Monde

«Rendez-nous nos filles!»

Michelle Obama, Angelina Jolie, Hillary Clinton, Chris Brown… Il aura fallu quelques célébrités pour déclencher dans le cyberespace la mobilisation mondiale en faveur des 276 lycéennes nigérianes kidnappées par le groupe islamiste Boko Haram.

Quatre mots (Bring Back Our Girls) dominent ces jours-ci les réseaux sociaux. Sans cette communication virale, les médias classiques auraient tourné leurs yeux vers un autre conflit, une autre catastrophe. Il y en a tant dans le monde, et quand ils ont pour cadre un pays pauvre, ils retiennent l’attention le temps d’un battement de cils.

Si les écolières, âgées de 12 à 15 ans, avaient été enlevées dans un pays riche, la mobilisation des réseaux sociaux aurait été immédiate. Fulgurante. Les médias classiques auraient vite oublié la saga du vol MH370 de la Malaysia Airlines, disparu le 8 mars avec 239 passagers et membres d’équipage à bord. Plus rien n’aurait existé.

Bien que tardif, le sursaut des réseaux sociaux avec la campagne Rendez-nous nos filles aura permis de conscientiser l’opinion publique au sort réservé aux filles et aux femmes souvent considérées, lors des conflits, comme des «trophées» et des «butins de guerre».

En les enlevant le 14 avril, Boko Haram (l’éducation occidentale est un péché, en langue haoussa) s’est engagé à les «vendre sur le marché, au nom d’Allah». Pour une poignée de dollars, elles trouveront époux. Il y aurait dans le monde 60 millions de filles ayant été forcées à se marier avant leur 18e anniversaire. L’organisation extrémiste sait fort bien ceci: l’éducation des filles est l’arme la plus efficace contre son fanatisme religieux, sauf bien sûr quand elles se retrouvent dans les écoles coraniques. Une vingtaine de millions de jeunes Nigérians sont instruits dans ces écoles qui sont gratuites, contrairement aux établissements publics.

Un peu plus de 60% des Nigérianes savent écrire et lire. C’est beaucoup trop pour Boko Haram, qui veut éradiquer toute laïcité dans le nord du Nigeria, majoritairement musulman.

Moins de 10% du budget du Nigeria est consacré à l’éducation. C’est encore trop pour le groupe islamiste, qui depuis une dizaine d’années terrorise le pays le plus peuplé d’Afrique et ses 177 millions d’habitants.

Les talibans d’Afghanistan et du Pakistan aussi se livrent à la chasse aux écolières. Malala Yousafzai, montée au front pour les «sœurs» nigérianes séquestrées, en sait quelque chose.
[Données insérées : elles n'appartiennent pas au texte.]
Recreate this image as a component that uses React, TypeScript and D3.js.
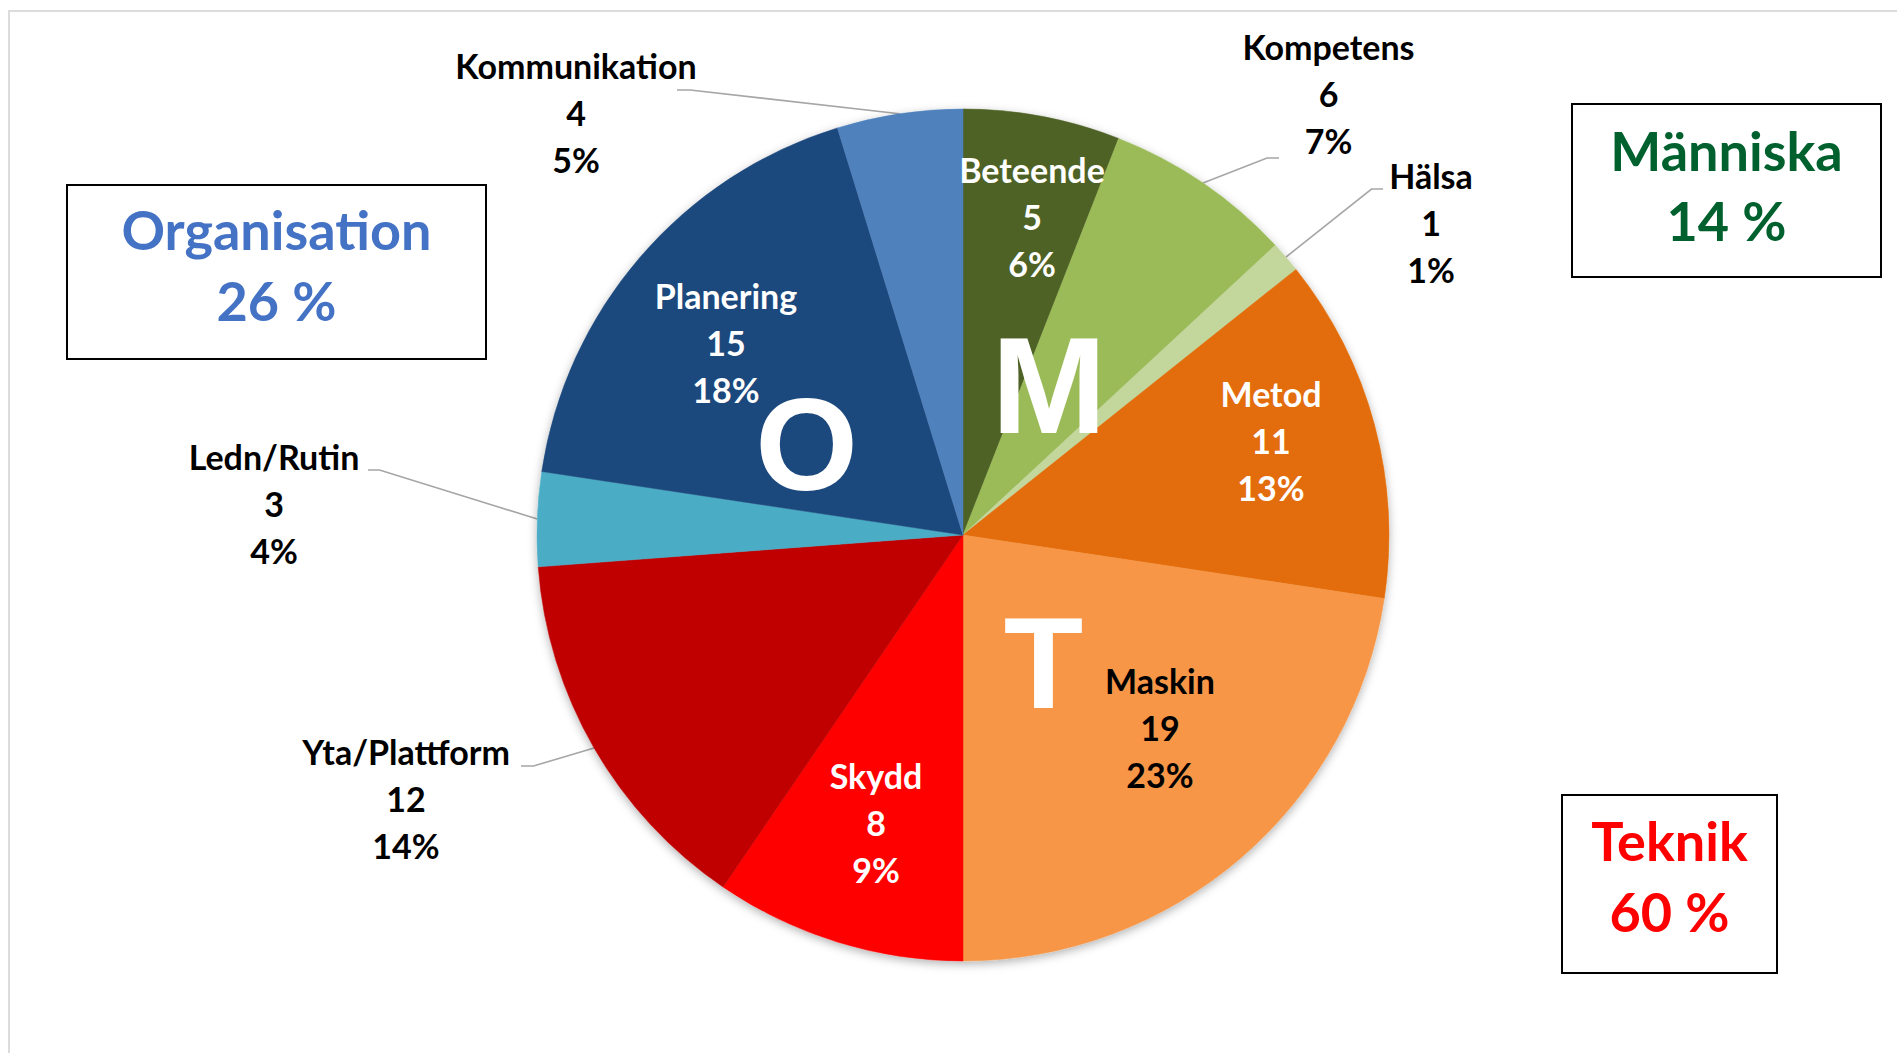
import React from 'react';
import * as d3 from 'd3';

// ---- data ----
const categories = ['Beteende', 'Kompetens', 'Hälsa', 'Metod', 'Maskin', 'Skydd', 'Yta/Plattform', 'Ledn/Rutin', 'Planering', 'Kommunikation'];
const counts = [5, 6, 1, 11, 19, 8, 12, 3, 15, 4];
const percentLabels = ['6%', '7%', '1%', '13%', '23%', '9%', '14%', '4%', '18%', '5%'];
const sliceColors = ['#4f6228', '#9bbb59', '#c3d69b', '#e36c09', '#f79646', '#ff0000', '#c00000', '#4bacc6', '#1f497d', '#4f81bd'];

const groupNames = ['Organisation', 'Människa', 'Teknik'];
const groupShares = ['26 %', '14 %', '60 %'];
const groupColors = ['#4472c4', '#00612e', '#ff0000'];
const groupLetters = ['O', 'M', 'T'];

// ---- layout ----
const W = 1897;
const H = 1053;
const CX = 963;
const CY = 535;
const R = 426;
const LINE = 47;
const LABEL_FONT = 'Lato, "Open Sans", sans-serif';
const LETTER_FONT = '"Liberation Sans", Arial, sans-serif';

// label middle-line centre, relative to the pie centre
const labelOffset: [number, number][] = [
  [69, -316], [365.5, -439], [468, -310], [308, -92], [197, 194.5],
  [-87, 290], [-557, 266], [-689, -29], [-237, -190], [-387, -420],
];
const labelFill = ['#fff', '#000', '#000', '#fff', '#000', '#fff', '#000', '#000', '#fff', '#000'];
// leader lines: [elbow, stub end] relative to pie centre (null = label inside slice)
const leaders: ([number, number][] | null)[] = [
  null,
  [[304, -377], [316, -377]],
  [[408.5, -346], [420, -346]],
  null, null, null,
  [[-429.5, 231], [-442, 231]],
  [[-583.5, -65], [-595, -65]],
  null,
  [[-273, -445], [-286, -445]],
];

// group boxes: [x0, y0, x1, y1], baselines
const boxRects = [[67, 185, 486, 359], [1572, 104, 1881, 277], [1562, 795, 1777, 973]];
const boxBaselines = [[250, 321], [171, 241], [861, 932]];
// big letters: centre x, baseline y (relative to pie centre), size
const letterPos: [number, number, number][] = [[-156.5, -45, 132], [86, -102, 138], [80.5, 173, 130]];

export default function App() {
  const pie = d3.pie<number>().sort(null).value((d) => d).startAngle(0).endAngle(2 * Math.PI);
  const arcs = pie(counts);
  const arc = d3.arc<d3.PieArcDatum<number>>().innerRadius(0).outerRadius(R);
  const edge = d3.arc<d3.PieArcDatum<number>>().innerRadius(R).outerRadius(R);

  return (
    <svg
      width={W}
      height={H}
      viewBox={`0 0 ${W} ${H}`}
      style={{ position: 'absolute', left: 0, top: 0, background: '#fff' }}
    >
      <defs>
        <filter id="pieShadow" x="-20%" y="-20%" width="140%" height="140%">
          <feDropShadow dx="0" dy="3" stdDeviation="5" floodColor="#000" floodOpacity="0.3" />
        </filter>
      </defs>
      <rect x={0} y={0} width={W} height={H} fill="#fff" />
      <rect x={9} y={11} width={W + 20} height={H + 20} fill="none" stroke="#dcdcdc" strokeWidth={2} />

      {/* leader lines */}
      <g>
        {arcs.map((a, i) => {
          const l = leaders[i];
          if (!l) return null;
          const [sx, sy] = edge.centroid(a);
          const pts: [number, number][] = [[CX + sx, CY + sy], [CX + l[0][0], CY + l[0][1]], [CX + l[1][0], CY + l[1][1]]];
          return <path key={i} d={d3.line()(pts) || ''} fill="none" stroke="#a6a6a6" strokeWidth={1.6} />;
        })}
      </g>

      {/* pie */}
      <g transform={`translate(${CX},${CY})`} filter="url(#pieShadow)">
        {arcs.map((a, i) => (
          <path key={i} d={arc(a) || ''} fill={sliceColors[i]} stroke={sliceColors[i]} strokeWidth={0.5} />
        ))}
      </g>

      {/* big group letters */}
      <g fontFamily={LETTER_FONT} fontWeight={700} fill="#fff" textAnchor="middle">
        {groupLetters.map((t, i) => (
          <text key={t} x={CX + letterPos[i][0]} y={CY + letterPos[i][1]} fontSize={letterPos[i][2]}>
            {t}
          </text>
        ))}
      </g>

      {/* data labels */}
      <g fontFamily={LABEL_FONT} fontWeight={700} fontSize={34} textAnchor="middle">
        {categories.map((c, i) => {
          const x = CX + labelOffset[i][0];
          const yMid = CY + labelOffset[i][1] + 11;
          const lines = [c, String(counts[i]), percentLabels[i]];
          return (
            <g key={c} fill={labelFill[i]}>
              {lines.map((s, j) => (
                <text key={j} x={x} y={yMid + (j - 1) * LINE}>
                  {s}
                </text>
              ))}
            </g>
          );
        })}
      </g>

      {/* group boxes */}
      {groupNames.map((g, i) => {
        const [x0, y0, x1, y1] = boxRects[i];
        const mx = (x0 + x1) / 2;
        return (
          <g key={g}>
            <rect x={x0} y={y0} width={x1 - x0} height={y1 - y0} fill="#fff" stroke="#000" strokeWidth={2} />
            <g fontFamily={LABEL_FONT} fontWeight={700} fontSize={54} fill={groupColors[i]} textAnchor="middle">
              <text x={mx} y={boxBaselines[i][0]}>{g}</text>
              <text x={mx} y={boxBaselines[i][1]}>{groupShares[i]}</text>
            </g>
          </g>
        );
      })}
    </svg>
  );
}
À 14 ans, elle a survécu de justesse à une tentative d’assassinat des talibans en octobre 2012. Elle voulait à tout prix s’instruire.

On le voit, dans bon nombre de pays l’alphabétisation des filles est un sacrilège. Ce «péché» fait très peu de bruit médiatique, même dans les réseaux sociaux. Il faut du spectaculaire, du sang, des larmes. Sans souffrance, pas de «storytelling». Il est si facile de raconter une histoire quand elle fait naître des images dans les têtes.